Je suis également convaincu que la force utilisée par les agents n’était pas plus que ce qui était raisonnablement nécessaire pour atteindre leur objectif. Le plaignant avait déjà quitté l’hôpital sans autorisation plus tôt dans la journée et indiquait qu’il avait l’intention de s’échapper à nouveau, même s’il devait se heurter aux agents en chemin. Dans ces circonstances, lorsque le plaignant s’est levé et a tenté de s’enfuir, les AI no 1 et no 2 étaient dans leur droit en agissant de manière à empêcher que cela ne se produise. Ils ont saisi les bras du plaignant, une intervention modérée et sensée pour l’empêcher de continuer dans sa lancée. Par la suite, lorsque le plaignant a lutté pour se libérer, les agents étaient dans leur droit de le forcer à s’allonger sur le lit. En plaçant le plaignant en position allongée sur le lit, les agents seraient en effet mieux placés pour gérer toute résistance supplémentaire et le menotter rapidement. Il est regrettable que le plaignant se soit cogné le nez sur une barrière de lit surélevée, mais je ne peux pas attribuer cette blessure à une quelconque conduite intentionnelle de la part des agents. Au contraire, la blessure était, selon toute vraisemblance, le résultat involontaire d’une situation fluide et dynamique. Il ne semble pas que des coups aient été portés par les agents.

Pour les raisons qui précèdent, je ne suis pas en mesure de conclure raisonnablement que les AI no 1 et no 2 se sont comportés de manière illégale pendant leur interaction avec le

plaignant.
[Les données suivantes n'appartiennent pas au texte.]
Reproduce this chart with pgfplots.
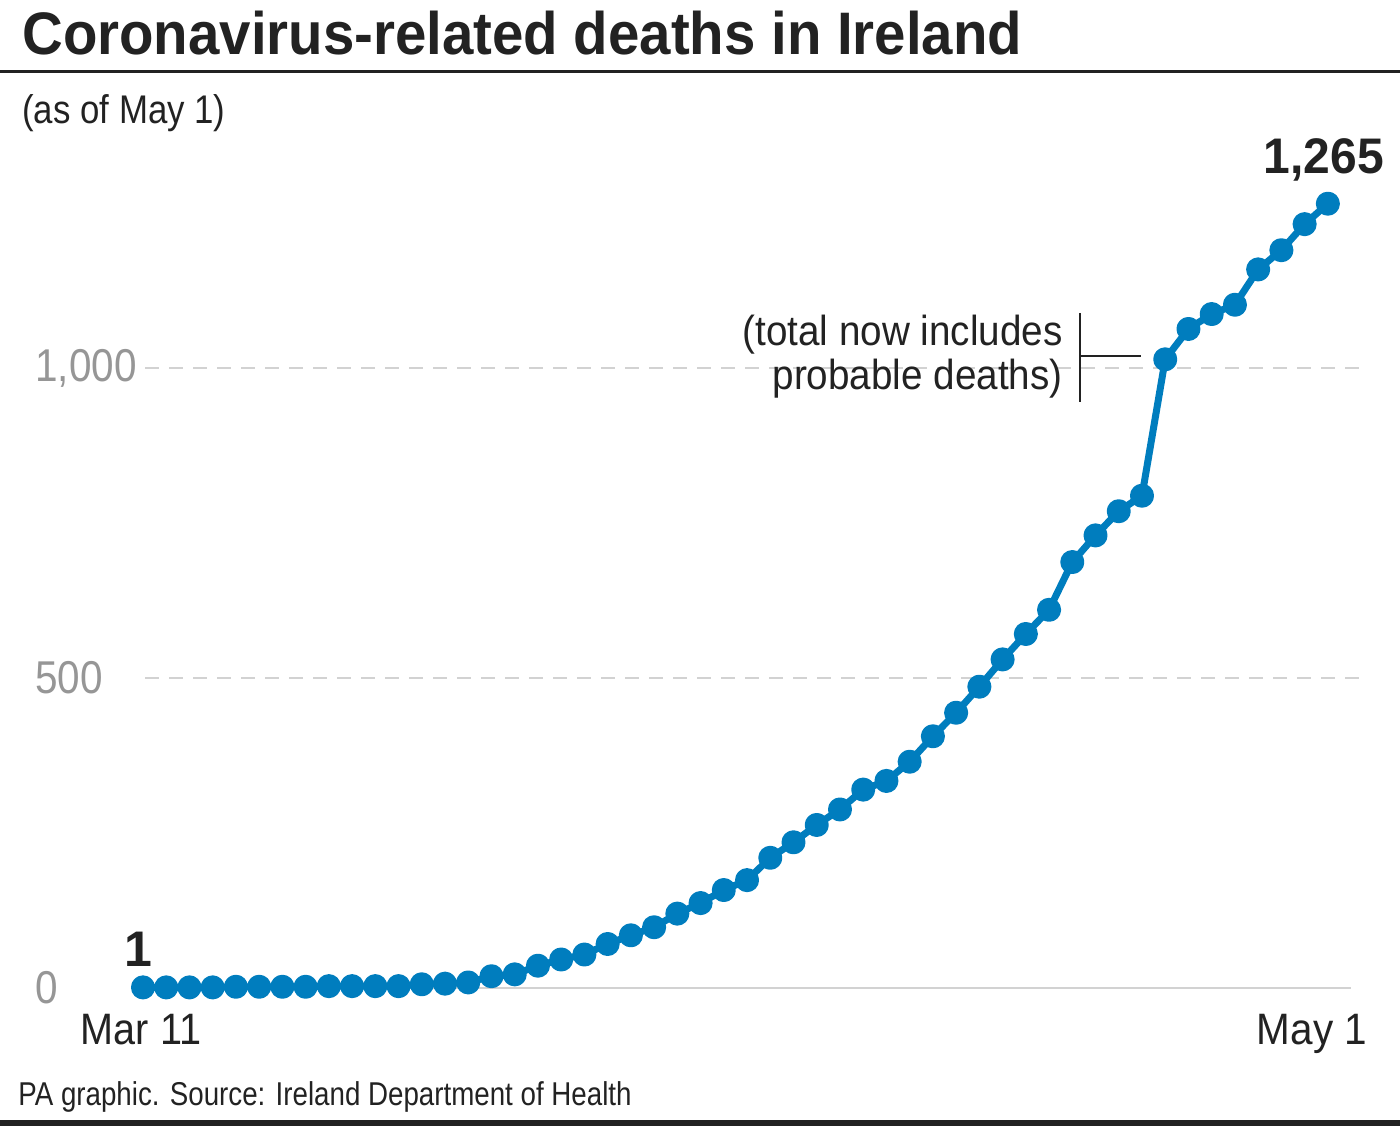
\documentclass[border=0pt]{standalone}
\usepackage{fontspec}
\setmainfont{Liberation Sans}
\usepackage{graphicx}
\usepackage{pgfplots}
\pgfplotsset{compat=1.18}
\definecolor{pablue}{RGB}{0,125,190}
\definecolor{ink}{RGB}{34,34,34}
\definecolor{tickgray}{RGB}{150,150,150}
\definecolor{gridgray}{RGB}{210,210,210}
% narrow the text a little, like the condensed original face
\newcommand{\nar}[2][0.9]{\scalebox{#1}[1]{#2}}

\begin{document}
\begin{tikzpicture}
\useasboundingbox (0,0) rectangle (700pt,563pt);
\begin{axis}[
    at={(71.5pt,69pt)}, anchor=south west,
    scale only axis, width=611pt, height=403pt,
    xmin=0, xmax=52.6, ymin=0, ymax=1300,
    clip=false,
    axis line style={draw=none},
    xtick=\empty,
    ytick={0,500,1000},
    major tick length=0pt,
    /pgf/number format/1000 sep={,},
    /pgf/number format/assume math mode=true,
    yticklabel={\nar[0.88]{\pgfmathprintnumber{\tick}}},
    yticklabel style={font=\fontsize{23}{23}\selectfont, text=tickgray,
        anchor=west, inner sep=0pt, xshift=-54pt},
]
% gridlines
\draw[gridgray, line width=1pt, dash pattern=on 7pt off 5pt] (axis cs:0.1,500) -- (axis cs:52.6,500);
\draw[gridgray, line width=1pt, dash pattern=on 7pt off 5pt] (axis cs:0.1,1000) -- (axis cs:52.6,1000);
\draw[gridgray, line width=1pt] (axis cs:0,0) -- (axis cs:52,0);

\addplot[pablue, line width=3.5pt, line join=round, mark=*, mark size=4.25pt,
    mark options={fill=pablue, draw=none}] coordinates {
(0,1) (1,1) (2,1) (3,1) (4,2) (5,2) (6,2) (7,2) (8,3) (9,3) (10,3) (11,3)
(12,6) (13,7) (14,9) (15,19) (16,22) (17,36) (18,46) (19,54) (20,71)
(21,85) (22,98) (23,120) (24,137) (25,158) (26,174) (27,210) (28,235)
(29,263) (30,288) (31,320) (32,334) (33,365) (34,406) (35,444) (36,486)
(37,530) (38,571) (39,610) (40,687) (41,730) (42,769) (43,794) (44,1014)
(45,1063) (46,1087) (47,1102) (48,1159) (49,1190) (50,1232) (51,1265)
};
\end{axis}

\begin{scope}[x=0.5pt, y=-0.5pt, shift={(0,563pt)}]
\node[anchor=base west, inner sep=0pt, text=ink, font=\fontsize{30}{30}\selectfont\bfseries] at (22,55) {\nar[0.94]{Coronavirus-related deaths in Ireland}};
\draw[ink, line width=1.5pt] (0,72) -- (1400,72);
\node[anchor=base west, inner sep=0pt, text=ink, font=\fontsize{20}{20}\selectfont] at (22,124) {\nar[0.87]{(as of May 1)}};

\node[anchor=base, inner sep=0pt, text=ink, font=\fontsize{25}{25}\selectfont\bfseries] at (138,966) {1};
\node[anchor=base, inner sep=0pt, text=ink, font=\fontsize{25}{25}\selectfont\bfseries] at (1324,174) {\nar[0.96]{1,265}};

\node[anchor=base east, inner sep=0pt, text=ink, font=\fontsize{21}{21}\selectfont] at (1063,346) {\nar[0.92]{(total now includes}};
\node[anchor=base east, inner sep=0pt, text=ink, font=\fontsize{21}{21}\selectfont] at (1063,390) {\nar[0.92]{probable deaths)}};
\draw[ink, line width=0.9pt] (1080,313) -- (1080,402);
\draw[ink, line width=0.9pt] (1080,356) -- (1141,356);

\node[anchor=base, inner sep=0pt, text=ink, font=\fontsize{22}{22}\selectfont] at (141,1044) {\nar{Mar 11}};
\node[anchor=base, inner sep=0pt, text=ink, font=\fontsize{22}{22}\selectfont] at (1312,1044) {\nar[0.92]{May 1}};

\node[anchor=base west, inner sep=0pt, text=ink, font=\fontsize{16.5}{16.5}\selectfont] at (18,1105) {\nar[0.84]{PA graphic. Source: Ireland Department of Health}};
\fill[ink] (0,1120) rectangle (1400,1126);
\end{scope}
\end{tikzpicture}
\end{document}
Par conséquent, il n’y a aucune raison de poursuivre des accusations dans cette affaire et le dossier est clos.


Date : Le 15 juillet 2021

Approuvé électroniquement par

Joseph Martino
Directeur
Unité des enquêtes spéciales

Note:

La version originale anglaise signée du rapport fait autorité. En cas de divergence entre cette version et les versions anglaise ou française en ligne, la version originale anglaise signée du rapport l’emporte.